Investors are scared and confused because they have never seen a crisis like this before. Even the pros are struggling with a market like this.

As a result, rallies are often sold into and volatility reigns supreme. This market is not for the faint of heart. My advice to all of you is to avoid getting involved. Buy a little gold and stay liquid.

I believe that it's time to also have some cash socked away at home. Nothing crazy: Maybe like 1-2k. I say this because things are extremely unstable in the European banking system. Because the world's banks are all so interconnected it means we are at risk.

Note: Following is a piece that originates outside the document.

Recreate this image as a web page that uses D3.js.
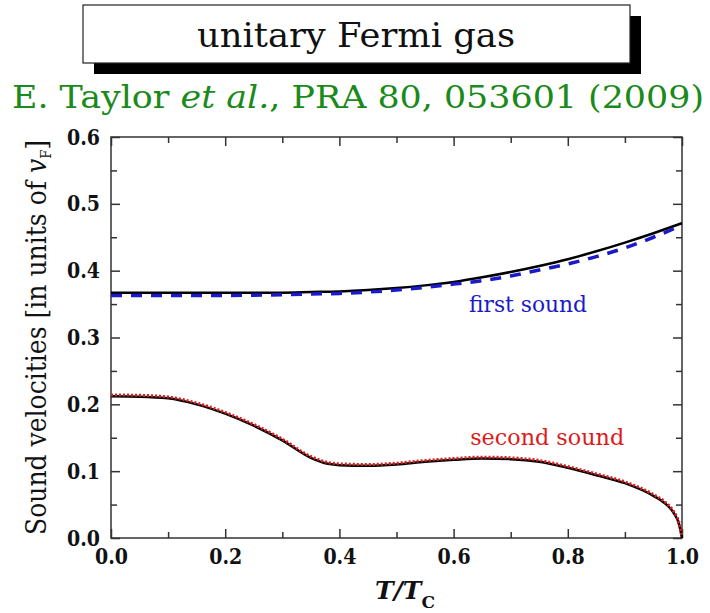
<!DOCTYPE html>
<html>
<head>
<meta charset="utf-8">
<script src="https://cdn.jsdelivr.net/npm/d3@7"></script>
<style>
  html, body { margin: 0; padding: 0; background: #fff; }
  svg { display: block; }
</style>
</head>
<body>
<svg id="chart" width="710" height="613"></svg>
<script>
// first sound (T/Tc grid)
const tFirst = [0, 0.1, 0.2, 0.3, 0.35, 0.4, 0.45, 0.5, 0.55, 0.6, 0.65, 0.7, 0.75, 0.8, 0.85, 0.9, 0.95, 1.0]
const firstSoundBlack = [0.367, 0.367, 0.367, 0.367, 0.368, 0.369, 0.371, 0.374, 0.378, 0.383, 0.390, 0.398, 0.407, 0.417, 0.429, 0.442, 0.456, 0.471]
const firstSoundBlue = [0.363, 0.363, 0.363, 0.364, 0.365, 0.366, 0.368, 0.371, 0.375, 0.380, 0.385, 0.392, 0.401, 0.410, 0.421, 0.434, 0.450, 0.468]

// second sound
const tSecond = [0, 0.05, 0.1, 0.15, 0.2, 0.25, 0.3, 0.35, 0.38, 0.4, 0.45, 0.5, 0.55, 0.6, 0.65, 0.7, 0.75, 0.8, 0.85, 0.9, 0.95, 0.97, 0.985, 0.995, 1.0]
const secondSoundBlack = [0.212, 0.2115, 0.209, 0.200, 0.186, 0.168, 0.146, 0.120, 0.111, 0.109, 0.108, 0.110, 0.114, 0.117, 0.119, 0.118, 0.114, 0.105, 0.094, 0.082, 0.063, 0.052, 0.038, 0.020, 0.0]
const secondSoundRed = [0.214, 0.2135, 0.211, 0.202, 0.188, 0.170, 0.148, 0.122, 0.113, 0.111, 0.110, 0.112, 0.116, 0.119, 0.121, 0.120, 0.116, 0.107, 0.096, 0.084, 0.065, 0.054, 0.040, 0.022, 0.002]

const xTickLabels = ['0.0', '0.2', '0.4', '0.6', '0.8', '1.0']
const yTickLabels = ['0.0', '0.1', '0.2', '0.3', '0.4', '0.5', '0.6']

// curve labels [T, value, text, colour, width]
const curveLabels = [
  [0.627, 0.338, 'first sound', '#1a1ac8', 118],
  [0.629, 0.139, 'second sound', '#dd1a1a', 154],
]

const serif = 'DejaVu Serif'
const marginLeft = 111
const marginTop = 137
const width = 571
const height = 401

const svg = d3.select('#chart')

// title box with shadow
svg.append('rect')
  .attr('x', 94).attr('y', 16).attr('width', 547).attr('height', 58)
  .attr('fill', '#000')
svg.append('rect')
  .attr('x', 83).attr('y', 5).attr('width', 547).attr('height', 58)
  .attr('fill', '#fff').attr('stroke', '#222').attr('stroke-width', 1.2)
svg.append('text')
  .attr('x', 356).attr('y', 47)
  .attr('text-anchor', 'middle')
  .attr('font-family', serif)
  .attr('font-size', 34)
  .attr('textLength', 318)
  .attr('lengthAdjust', 'spacingAndGlyphs')
  .attr('fill', '#111')
  .text('unitary Fermi gas')

// reference line (green)
const ref = svg.append('text')
  .attr('x', 12).attr('y', 108)
  .attr('font-family', serif)
  .attr('font-size', 31)
  .attr('fill', '#1a8a1a')
  .attr('textLength', 692)
  .attr('lengthAdjust', 'spacingAndGlyphs')
ref.append('tspan').text('E. Taylor ')
ref.append('tspan').attr('font-style', 'italic').text('et al.')
ref.append('tspan').text(', PRA 80, 053601 (2009)')

const x = d3.scaleLinear().domain([0, 1]).range([0, width])
const y = d3.scaleLinear().domain([0, 0.6]).range([height, 0])

const g = svg.append('g').attr('transform', `translate(${marginLeft} ${marginTop})`)

const tickFont = (sel) => sel.selectAll('text')
  .attr('font-family', serif)
  .attr('font-weight', 'bold')
  .attr('font-size', 22)
  .attr('fill', '#111')
  .attr('textLength', 33)
  .attr('lengthAdjust', 'spacingAndGlyphs')

const noDomain = (sel) => sel.select('.domain').remove()
const tickStyle = (sel) => sel.selectAll('line').attr('stroke', '#333').attr('stroke-width', 1.5)

const xMajor = d3.range(0, 1.0001, 0.2)
const xMinor = d3.range(0.1, 1, 0.2)
const yMajor = d3.range(0, 0.6001, 0.1)
const yMinor = d3.range(0.05, 0.6, 0.1)

// bottom axis
g.append('g').attr('transform', `translate(0 ${height})`)
  .call(d3.axisBottom(x).tickValues(xMajor).tickSize(-9).tickPadding(10)
    .tickFormat((d, i) => xTickLabels[i]))
  .call(noDomain).call(tickStyle).call(tickFont)
g.append('g').attr('transform', `translate(0 ${height})`)
  .call(d3.axisBottom(x).tickValues(xMinor).tickSize(-6).tickFormat(''))
  .call(noDomain).call(tickStyle)

// top axis
g.append('g')
  .call(d3.axisTop(x).tickValues(xMajor).tickSize(-9).tickFormat(''))
  .call(noDomain).call(tickStyle)
g.append('g')
  .call(d3.axisTop(x).tickValues(xMinor).tickSize(-6).tickFormat(''))
  .call(noDomain).call(tickStyle)

// left axis
g.append('g')
  .call(d3.axisLeft(y).tickValues(yMajor).tickSize(-9).tickPadding(11)
    .tickFormat((d, i) => yTickLabels[i]))
  .call(noDomain).call(tickStyle).call(tickFont)
g.append('g')
  .call(d3.axisLeft(y).tickValues(yMinor).tickSize(-6).tickFormat(''))
  .call(noDomain).call(tickStyle)

// right axis
g.append('g').attr('transform', `translate(${width} 0)`)
  .call(d3.axisRight(y).tickValues(yMajor).tickSize(-9).tickFormat(''))
  .call(noDomain).call(tickStyle)
g.append('g').attr('transform', `translate(${width} 0)`)
  .call(d3.axisRight(y).tickValues(yMinor).tickSize(-6).tickFormat(''))
  .call(noDomain).call(tickStyle)

// frame
g.append('rect')
  .attr('width', width).attr('height', height)
  .attr('fill', 'none').attr('stroke', '#333').attr('stroke-width', 1.5)

const line = (ts) => d3.line()
  .x((d, i) => x(ts[i]))
  .y((d) => y(d))
  .curve(d3.curveMonotoneX)

g.append('path').datum(firstSoundBlack)
  .attr('fill', 'none').attr('stroke', '#000').attr('stroke-width', 2.5)
  .attr('d', line(tFirst))
g.append('path').datum(firstSoundBlue)
  .attr('fill', 'none').attr('stroke', '#1a1ac8').attr('stroke-width', 3.5)
  .attr('stroke-dasharray', '11 9')
  .attr('d', line(tFirst))

g.append('path').datum(secondSoundBlack)
  .attr('fill', 'none').attr('stroke', '#000').attr('stroke-width', 2.5)
  .attr('d', line(tSecond))
g.append('path').datum(secondSoundRed)
  .attr('fill', 'none').attr('stroke', '#dd1a1a').attr('stroke-width', 3)
  .attr('stroke-dasharray', '2 2')
  .attr('d', line(tSecond))

// curve labels
g.selectAll('.curve-label').data(curveLabels).join('text')
  .attr('class', 'curve-label')
  .attr('x', (d) => x(d[0]))
  .attr('y', (d) => y(d[1]))
  .attr('font-family', serif)
  .attr('font-size', 22)
  .attr('fill', (d) => d[3])
  .attr('textLength', (d) => d[4])
  .attr('lengthAdjust', 'spacingAndGlyphs')
  .text((d) => d[2])

// y axis title
const yt = svg.append('text')
  .attr('transform', `translate(46 ${marginTop + height / 2}) rotate(-90)`)
  .attr('text-anchor', 'middle')
  .attr('font-family', serif)
  .attr('font-size', 27)
  .attr('fill', '#111')
  .attr('textLength', 395)
  .attr('lengthAdjust', 'spacingAndGlyphs')
yt.append('tspan').text('Sound velocities [in units of ')
yt.append('tspan').attr('font-style', 'italic').text('v')
yt.append('tspan').attr('font-size', 14).attr('dy', 5).text('F')
yt.append('tspan').attr('dy', -5).text(']')

// x axis title
const xt = svg.append('text')
  .attr('x', 405).attr('y', 599)
  .attr('text-anchor', 'middle')
  .attr('font-family', serif)
  .attr('font-weight', 'bold')
  .attr('font-size', 25)
  .attr('fill', '#111')
xt.append('tspan').attr('font-style', 'italic').text('T/T')
xt.append('tspan').attr('font-size', 17).attr('dy', 9).text('C')
</script>
</body>
</html>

I wouldn't be surprised to see an announcement of some type of "banking holiday" at some point so that the central bankers work everything out. Could this be next month or a year from now? Who knows? The risk nonetheless is there which is why I think you should be prepared with a little cash on the sidelines.

Hold on tight folks and please be careful. Things are bad and getting worse.

Disclosure: No new positions at the time of publication


getyourselfconnected said...

Great points Jeff! I have felt they are using rhe same playbook like you spell out even though the marco view is totally different. Of course everyone likes to arguw that if you say "this time its different" you are a moron, but name another time like now ever before?? It cannot be done.

Good stuff.

Jeff said...


Thanks bud.

Crazy times.

Pimco is out with a great piece tonight basically saying that the majic potion of the bailouts has now morphed into poison

Love this quote:

"“Time, devaluations, and debt restructurings might be the only way out for many nations,” Crescenzi wrote in an e-mailed note titled “Keynesian Endpoint” that referenced the Great Depression era economist John Maynard Keynes. Debt-fueled spending programs aimed at combating the global financial crisis of 2008 are among policy tools now “being seen as a magic elixir that has morphed into poison.”

CT-Hilltopper said...

If you check out Mish's blog tonight, he has also brought the downslide of the thirties into play with the way things are going today , with charts. Spooky.

All of us "doomers" are starting to see the same scenario approaching. Although Mish was cautious in pointing out that it could possibly go that way...he really didn't stick his neck too far out there. LOL

Jeff said...


Ill have to check out mish tonight. With a site his size you need to hedge a little because u will be crucified if you are wrong...LOL

flipdippy said...

Yes, mish sees it too. The tools are there to enable the banksters and traders to easily (and rather cheaply) push the markets in the other direction when they see it's loaded up short. Or vice versa.

Markets right now are not about news, truth, or fundamentals. They're about maneuvering and positioning and overly grossly profiting.

I agree with everything Jeff and you guys say about the real economy, but I disagree about the markets being anywhere near a position to reflect reality.

Another massive sell off today, and perhaps I need to start re-evaluating that position, though.

Jeff said...


You make a great point.

The sentiment seems too bearish right now.

Not surprised that the market is up.

I love this rally because its setting up an awesome opportunity to get short.